Herbert Samuel Milos Dead Sea
💲 from $191 USD
The Herbert Samuel Milos Dead Sea offers a luxury resort experience with stunning views of the Dead Sea. Each room and suite is meticulously designed for comfort and style.
Many rooms offer private balconies with panoramic views of the sea. The hotel features a state-of-the-art spa offering a variety of treatments and therapies, taking full advantage of the Dead Sea’s therapeutic properties.
The hotel has a private beach, an outdoor pool, and gourmet dining options.
Isrotel Nuevo Dead Sea Hotel
💲 from $222 USD
Isrotel Nuevo Dead Sea Hotel offers a blend of comfort and modernity. It provides an inviting atmosphere with its newly designed rooms and suites with all the modern amenities.
Many rooms feature magnificent views of the sea, allowing guests to take in the scenery from the comfort of their rooms.
The hotel features a private beach, a spa offering a variety of treatments, and a pool with a sun terrace.
Vert Dead Sea Hotel
💲 from $219 USD
Vert Dead Sea Hotel is a budget-friendly choice that doesn’t compromise on essential comforts. The hotel features spacious, clean rooms with options for both families and solo travelers.
Though simpler than luxury resorts, each room offers essential amenities for a comfortable stay. The hotel has an outdoor pool and easy access to the Dead Sea, allowing guests to experience the sea’s therapeutic benefits.
The on-site restaurant offers a range of dishes that cater to different tastes.
💡 Fun facts about Dead Sea Israel
The Dead Sea is a natural spa
The Dead Sea has been a center for health and beauty since antiquity. The Egyptian queen Cleopatra was reportedly fond of its therapeutic mud and water.
The mud, rich in minerals, is believed to have skincare benefits, and people often slather themselves with it for a natural spa experience.
Even the air has a higher concentration of oxygen and is full of bromine, which has a relaxing effect, making a visit to the Dead Sea a holistic wellness experience.
Dead Sea has a unique salt composition
The Dead Sea isn’t just salty; it’s a repository of unique minerals. With a salinity level of approximately 34%, it’s nearly ten times saltier than typical seawater.
But it’s the mineral composition that sets it apart. Unlike other bodies of salt water, the Dead Sea’s salts are comprised mainly of magnesium, potassium, and calcium chlorides rather than sodium chloride (common table salt).

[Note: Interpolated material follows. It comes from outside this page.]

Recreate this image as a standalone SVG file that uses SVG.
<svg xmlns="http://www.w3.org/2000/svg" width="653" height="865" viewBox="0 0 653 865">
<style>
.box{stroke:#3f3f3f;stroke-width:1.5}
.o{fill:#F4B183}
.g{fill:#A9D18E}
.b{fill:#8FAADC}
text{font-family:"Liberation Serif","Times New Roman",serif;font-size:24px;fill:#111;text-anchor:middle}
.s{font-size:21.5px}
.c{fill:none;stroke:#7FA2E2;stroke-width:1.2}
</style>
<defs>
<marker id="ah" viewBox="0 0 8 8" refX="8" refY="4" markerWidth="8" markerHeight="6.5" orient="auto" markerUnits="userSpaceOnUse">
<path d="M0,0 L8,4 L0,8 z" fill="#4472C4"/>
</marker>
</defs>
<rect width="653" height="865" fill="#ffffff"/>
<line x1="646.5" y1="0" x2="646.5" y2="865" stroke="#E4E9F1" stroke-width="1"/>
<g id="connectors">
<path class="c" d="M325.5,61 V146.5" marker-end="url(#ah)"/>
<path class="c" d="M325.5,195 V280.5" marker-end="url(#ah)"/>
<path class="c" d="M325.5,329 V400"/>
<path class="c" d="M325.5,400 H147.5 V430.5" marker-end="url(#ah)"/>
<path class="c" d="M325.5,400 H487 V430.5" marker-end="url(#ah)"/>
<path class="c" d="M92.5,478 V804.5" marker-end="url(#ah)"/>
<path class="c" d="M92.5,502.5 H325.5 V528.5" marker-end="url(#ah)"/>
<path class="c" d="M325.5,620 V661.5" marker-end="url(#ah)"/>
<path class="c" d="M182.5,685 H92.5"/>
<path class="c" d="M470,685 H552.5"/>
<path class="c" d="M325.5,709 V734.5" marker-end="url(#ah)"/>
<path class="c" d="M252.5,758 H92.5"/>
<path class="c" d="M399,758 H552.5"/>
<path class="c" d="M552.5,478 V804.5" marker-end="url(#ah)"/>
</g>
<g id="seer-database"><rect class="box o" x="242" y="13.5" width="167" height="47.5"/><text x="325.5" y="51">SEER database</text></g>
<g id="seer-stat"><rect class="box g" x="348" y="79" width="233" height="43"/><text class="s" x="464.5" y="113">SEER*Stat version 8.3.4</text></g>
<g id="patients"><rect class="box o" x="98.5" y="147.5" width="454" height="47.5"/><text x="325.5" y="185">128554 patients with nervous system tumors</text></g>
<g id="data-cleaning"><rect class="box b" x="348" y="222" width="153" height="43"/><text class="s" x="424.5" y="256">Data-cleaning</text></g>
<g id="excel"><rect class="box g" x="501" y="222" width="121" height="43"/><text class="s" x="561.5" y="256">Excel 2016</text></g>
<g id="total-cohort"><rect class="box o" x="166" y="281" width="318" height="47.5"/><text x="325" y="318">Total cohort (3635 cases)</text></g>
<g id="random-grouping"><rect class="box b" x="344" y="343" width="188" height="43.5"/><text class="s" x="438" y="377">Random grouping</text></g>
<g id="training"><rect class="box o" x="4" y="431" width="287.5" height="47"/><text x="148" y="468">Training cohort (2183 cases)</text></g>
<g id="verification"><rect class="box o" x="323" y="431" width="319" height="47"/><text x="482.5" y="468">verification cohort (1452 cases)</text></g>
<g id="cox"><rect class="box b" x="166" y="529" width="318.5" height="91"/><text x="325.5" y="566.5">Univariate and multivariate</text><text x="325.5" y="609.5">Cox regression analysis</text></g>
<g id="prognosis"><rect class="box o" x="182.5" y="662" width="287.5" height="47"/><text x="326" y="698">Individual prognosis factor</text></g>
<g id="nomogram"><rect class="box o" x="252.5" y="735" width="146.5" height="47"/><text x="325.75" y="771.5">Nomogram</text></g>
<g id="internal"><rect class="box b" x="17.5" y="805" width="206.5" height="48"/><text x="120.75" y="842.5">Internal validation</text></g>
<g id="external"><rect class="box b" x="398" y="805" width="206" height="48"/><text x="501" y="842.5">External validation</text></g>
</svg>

These minerals have been studied for their therapeutic properties and are believed to benefit skin health, relieve muscle aches, and reduce inflammation.
They also contribute to the notorious buoyancy of the water, creating the surreal experience of effortlessly floating on the surface.

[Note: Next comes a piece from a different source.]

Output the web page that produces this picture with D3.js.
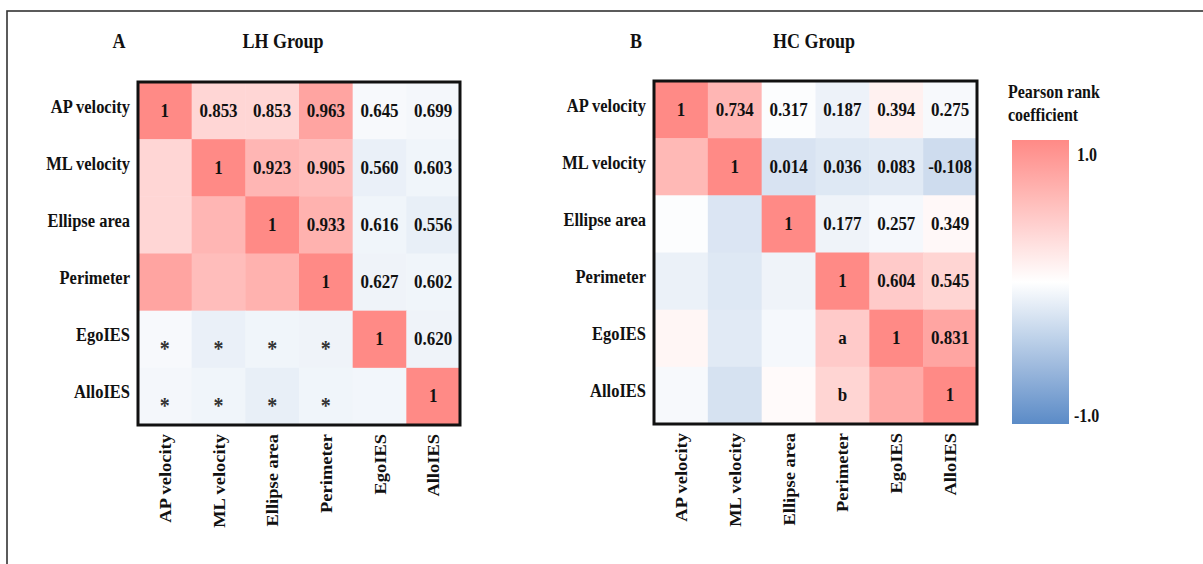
<!DOCTYPE html>
<html>
<head>
<meta charset="utf-8">
<script src="https://cdn.jsdelivr.net/npm/d3@7/dist/d3.min.js"></script>
<style>
  body { margin: 0; background: #fff; }
  text { font-family: "Times New Roman", "Liberation Serif", serif; font-weight: bold; fill: #111; }
</style>
</head>
<body>
<div id="chart"></div>
<script>
// variables shown on both axes
const vars = ["AP velocity", "ML velocity", "Ellipse area", "Perimeter", "EgoIES", "AlloIES"];

// text printed in each cell (LH group)
const lhLabels = [
  ["1", "0.853", "0.853", "0.963", "0.645", "0.699"],
  ["",  "1",     "0.923", "0.905", "0.560", "0.603"],
  ["",  "",      "1",     "0.933", "0.616", "0.556"],
  ["",  "",      "",      "1",     "0.627", "0.602"],
  ["*", "*",     "*",     "*",     "1",     "0.620"],
  ["*", "*",     "*",     "*",     "",      "1"]
];
// cell shade (-1 .. 1)
const lhShade = [
  [1.00, 0.35, 0.35, 0.78, -0.05, -0.07],
  [0.35, 1.00, 0.62, 0.56, -0.13, -0.09],
  [0.35, 0.62, 1.00, 0.66, -0.09, -0.14],
  [0.78, 0.56, 0.66, 1.00, -0.10, -0.09],
  [-0.05, -0.13, -0.09, -0.10, 1.00, -0.10],
  [-0.07, -0.09, -0.14, -0.09, -0.08, 1.00]
];

// HC group
const hcLabels = [
  ["1", "0.734", "0.317", "0.187", "0.394", "0.275"],
  ["",  "1",     "0.014", "0.036", "0.083", "-0.108"],
  ["",  "",      "1",     "0.177", "0.257", "0.349"],
  ["",  "",      "",      "1",     "0.604", "0.545"],
  ["",  "",      "",      "a",     "1",     "0.831"],
  ["",  "",      "",      "b",     "",      "1"]
];
const hcShade = [
  [1.00, 0.62, -0.02, -0.11, 0.12, -0.05],
  [0.60, 1.00, -0.24, -0.20, -0.18, -0.30],
  [-0.02, -0.22, 1.00, -0.10, -0.06, 0.06],
  [-0.12, -0.20, -0.10, 1.00, 0.45, 0.36],
  [0.08, -0.18, -0.06, 0.45, 1.00, 0.77],
  [-0.05, -0.25, 0.04, 0.36, 0.73, 1.00]
];

const legendTicks = [1.0, -1.0];
const legendTickText = ["1.0", "-1.0"];

const W = 1203, H = 564;
const SY = 1.12; // the figure's lettering is a bit taller than wide

const svg = d3.select("#chart").append("svg")
  .attr("width", W).attr("height", H);

// place a text node at x,y with the vertical stretch
const at = (x, y, extra = "") => `translate(${x},${y}) scale(1,${SY})${extra}`;

// outer frame (runs off the right and bottom edge)
svg.append("rect")
  .attr("x", 7).attr("y", 11)
  .attr("width", 1220).attr("height", 620)
  .attr("fill", "none").attr("stroke", "#333").attr("stroke-width", 1.6);

const color = d3.scaleLinear()
  .domain([-1, 0, 1])
  .range(["#5b8bc7", "#ffffff", "#ff8a86"]);

function heatmap(opt) {
  const x = d3.scaleBand().domain(vars).range([opt.x0, opt.x1]);
  const y = d3.scaleBand().domain(vars).range([opt.y0, opt.y1]);
  const g = svg.append("g");

  const cells = [];
  vars.forEach((r, i) => vars.forEach((c, j) => {
    cells.push({row: r, col: c, shade: opt.shade[i][j], label: opt.labels[i][j]});
  }));

  g.selectAll("rect.cell").data(cells).enter().append("rect")
    .attr("class", "cell")
    .attr("x", d => x(d.col)).attr("y", d => y(d.row))
    .attr("width", x.bandwidth() + 0.5).attr("height", y.bandwidth() + 0.5)
    .attr("fill", d => color(d.shade));

  g.selectAll("text.val").data(cells.filter(d => d.label !== "")).enter().append("text")
    .attr("class", "val")
    .attr("transform", d => at(x(d.col) + x.bandwidth() / 2,
                                y(d.row) + y.bandwidth() / 2 + (d.label === "*" ? 17 : 6)))
    .attr("text-anchor", "middle")
    .style("font-size", d => d.label === "*" ? "20px" : "17px")
    .style("fill", d => d.label === "*" ? "#333" : "#111")
    .text(d => d.label);

  // frame round the matrix
  g.append("rect")
    .attr("x", opt.x0).attr("y", opt.y0)
    .attr("width", opt.x1 - opt.x0).attr("height", opt.y1 - opt.y0)
    .attr("fill", "none").attr("stroke", "#111").attr("stroke-width", 3);

  // row labels
  g.selectAll("text.row").data(vars).enter().append("text")
    .attr("class", "row")
    .attr("transform", d => at(opt.x0 - 8, y(d) + y.bandwidth() / 2 + 2))
    .attr("text-anchor", "end")
    .style("font-size", "16.5px")
    .text(d => d);

  // column labels, rotated
  g.selectAll("text.col").data(vars).enter().append("text")
    .attr("class", "col")
    .attr("transform", d => at(x(d) + x.bandwidth() / 2 + 6, opt.y1 + 9, " rotate(-90)"))
    .attr("text-anchor", "end")
    .style("font-size", "16.5px")
    .text(d => d);

  // panel letter and title
  g.append("text").attr("transform", at(opt.letterX, 48))
    .attr("text-anchor", "middle").style("font-size", "18px").text(opt.letter);
  g.append("text").attr("transform", at(opt.titleX, 48))
    .attr("text-anchor", "middle").style("font-size", "18px").text(opt.title);
}

heatmap({x0: 138, x1: 460, y0: 82, y1: 425, labels: lhLabels, shade: lhShade,
         letter: "A", letterX: 119, title: "LH Group", titleX: 283});
heatmap({x0: 654, x1: 977, y0: 81, y1: 424, labels: hcLabels, shade: hcShade,
         letter: "B", letterX: 636, title: "HC Group", titleX: 814});

// colour bar legend
const defs = svg.append("defs");
const grad = defs.append("linearGradient").attr("id", "legGrad")
  .attr("x1", 0).attr("y1", 0).attr("x2", 0).attr("y2", 1);
d3.range(0, 1.0001, 0.1).forEach(t => {
  grad.append("stop").attr("offset", t).attr("stop-color", color(1 - 2 * t));
});

const ly = d3.scaleLinear().domain([1, -1]).range([140, 424]);
svg.append("rect")
  .attr("x", 1012).attr("y", ly(1))
  .attr("width", 57).attr("height", ly(-1) - ly(1))
  .attr("fill", "url(#legGrad)");

svg.selectAll("text.ltick").data(legendTicks).enter().append("text")
  .attr("class", "ltick")
  .attr("transform", d => d > 0 ? at(1077, ly(d) + 21) : at(1074, ly(d) - 2))
  .style("font-size", "16px")
  .text((d, i) => legendTickText[i]);

svg.append("text").attr("transform", at(1008, 98)).style("font-size", "16px").text("Pearson rank");
svg.append("text").attr("transform", at(1008, 121)).style("font-size", "16px").text("coefficient");
</script>
</body>
</html>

Historical and biblical significance
The Dead Sea’s significance transcends its geographical and natural allure. It holds a revered place in various religious texts, including the Bible, where it’s mentioned in connection with events and figures such as King David, who sought refuge in its vicinity, and the prophets Ezekiel and Zechariah.
The region surrounding the Sea has been inhabited for thousands of years, with evidence of industry, warfare, and religious practices.

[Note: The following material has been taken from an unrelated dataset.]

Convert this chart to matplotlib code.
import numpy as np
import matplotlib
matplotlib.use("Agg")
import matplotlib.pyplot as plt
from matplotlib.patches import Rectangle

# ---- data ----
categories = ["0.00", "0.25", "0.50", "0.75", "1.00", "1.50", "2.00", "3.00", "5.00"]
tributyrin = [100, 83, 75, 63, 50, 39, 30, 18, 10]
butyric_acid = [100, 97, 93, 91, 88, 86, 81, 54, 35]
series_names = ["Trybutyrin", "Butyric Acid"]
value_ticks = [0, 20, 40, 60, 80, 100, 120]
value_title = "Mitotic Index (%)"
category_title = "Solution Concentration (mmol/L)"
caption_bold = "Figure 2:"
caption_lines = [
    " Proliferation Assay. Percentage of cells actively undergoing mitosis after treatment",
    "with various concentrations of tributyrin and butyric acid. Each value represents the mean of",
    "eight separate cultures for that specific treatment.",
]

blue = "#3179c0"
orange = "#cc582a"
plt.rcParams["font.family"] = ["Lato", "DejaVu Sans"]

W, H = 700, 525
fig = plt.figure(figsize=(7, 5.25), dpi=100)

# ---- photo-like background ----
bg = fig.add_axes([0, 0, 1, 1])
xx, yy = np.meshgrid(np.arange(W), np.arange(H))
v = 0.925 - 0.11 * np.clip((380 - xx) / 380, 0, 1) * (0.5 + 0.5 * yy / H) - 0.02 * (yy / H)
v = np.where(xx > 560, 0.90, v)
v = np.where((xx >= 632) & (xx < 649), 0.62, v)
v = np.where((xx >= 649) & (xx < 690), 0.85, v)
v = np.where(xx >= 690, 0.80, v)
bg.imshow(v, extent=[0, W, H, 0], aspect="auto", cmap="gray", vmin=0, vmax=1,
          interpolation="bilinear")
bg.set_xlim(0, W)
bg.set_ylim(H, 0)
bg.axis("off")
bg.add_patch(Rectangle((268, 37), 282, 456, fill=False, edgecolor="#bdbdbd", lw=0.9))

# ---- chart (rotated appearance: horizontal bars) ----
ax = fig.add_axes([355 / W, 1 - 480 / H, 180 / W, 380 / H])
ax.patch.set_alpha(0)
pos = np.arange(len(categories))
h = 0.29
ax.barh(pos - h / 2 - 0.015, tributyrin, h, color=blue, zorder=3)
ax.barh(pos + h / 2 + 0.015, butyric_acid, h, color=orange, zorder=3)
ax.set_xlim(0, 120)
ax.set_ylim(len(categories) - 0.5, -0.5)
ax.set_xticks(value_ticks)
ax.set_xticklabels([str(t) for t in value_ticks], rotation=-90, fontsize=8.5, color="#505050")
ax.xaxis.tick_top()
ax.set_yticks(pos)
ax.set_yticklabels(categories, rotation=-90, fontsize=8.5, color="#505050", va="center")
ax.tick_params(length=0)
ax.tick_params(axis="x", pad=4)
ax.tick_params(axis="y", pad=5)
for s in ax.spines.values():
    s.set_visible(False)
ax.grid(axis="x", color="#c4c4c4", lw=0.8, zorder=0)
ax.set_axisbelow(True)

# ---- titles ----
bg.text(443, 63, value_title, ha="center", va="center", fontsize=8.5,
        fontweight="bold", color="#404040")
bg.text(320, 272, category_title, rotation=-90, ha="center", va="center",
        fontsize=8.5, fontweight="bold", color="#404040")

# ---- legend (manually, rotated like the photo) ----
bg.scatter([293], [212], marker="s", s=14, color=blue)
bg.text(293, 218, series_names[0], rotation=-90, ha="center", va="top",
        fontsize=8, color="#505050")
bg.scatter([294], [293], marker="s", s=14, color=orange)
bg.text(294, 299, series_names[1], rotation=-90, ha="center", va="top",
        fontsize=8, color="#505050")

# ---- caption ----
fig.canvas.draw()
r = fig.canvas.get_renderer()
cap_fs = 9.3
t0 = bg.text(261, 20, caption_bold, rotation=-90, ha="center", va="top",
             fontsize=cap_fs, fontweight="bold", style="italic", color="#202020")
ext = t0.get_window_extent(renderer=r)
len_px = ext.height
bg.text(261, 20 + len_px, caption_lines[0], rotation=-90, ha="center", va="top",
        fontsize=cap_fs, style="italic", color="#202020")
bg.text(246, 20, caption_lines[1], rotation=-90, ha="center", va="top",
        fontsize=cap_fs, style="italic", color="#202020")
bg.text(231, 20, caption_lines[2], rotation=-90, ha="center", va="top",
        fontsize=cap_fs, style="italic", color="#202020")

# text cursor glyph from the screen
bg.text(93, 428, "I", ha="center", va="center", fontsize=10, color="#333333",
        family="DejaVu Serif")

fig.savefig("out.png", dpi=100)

Home to the Dead Sea scrolls
The Qumran Caves, on the northern edge of the Dead Sea, were the discovery site of the famous Dead Sea Scrolls in the 1940s and ’50s.
These ancient manuscripts, thought to have been written by a Jewish sect known as the Essenes, include parts of the Hebrew Bible and other Jewish texts and documents, providing invaluable insight into the history and culture of Judaism during the Second Temple period.
The Dead Sea is dying
Ironically, the ‘Dead’ Sea is itself dying. It’s shrinking at an alarming rate – about a meter per year.
This is due to the diversion of water from the Jordan River (its main source) and the evaporation caused by mineral extraction industries.
As a consequence, dangerous sinkholes are appearing in the area. Conservation efforts are underway to save this unique natural wonder, including plans to channel water from the Red Sea.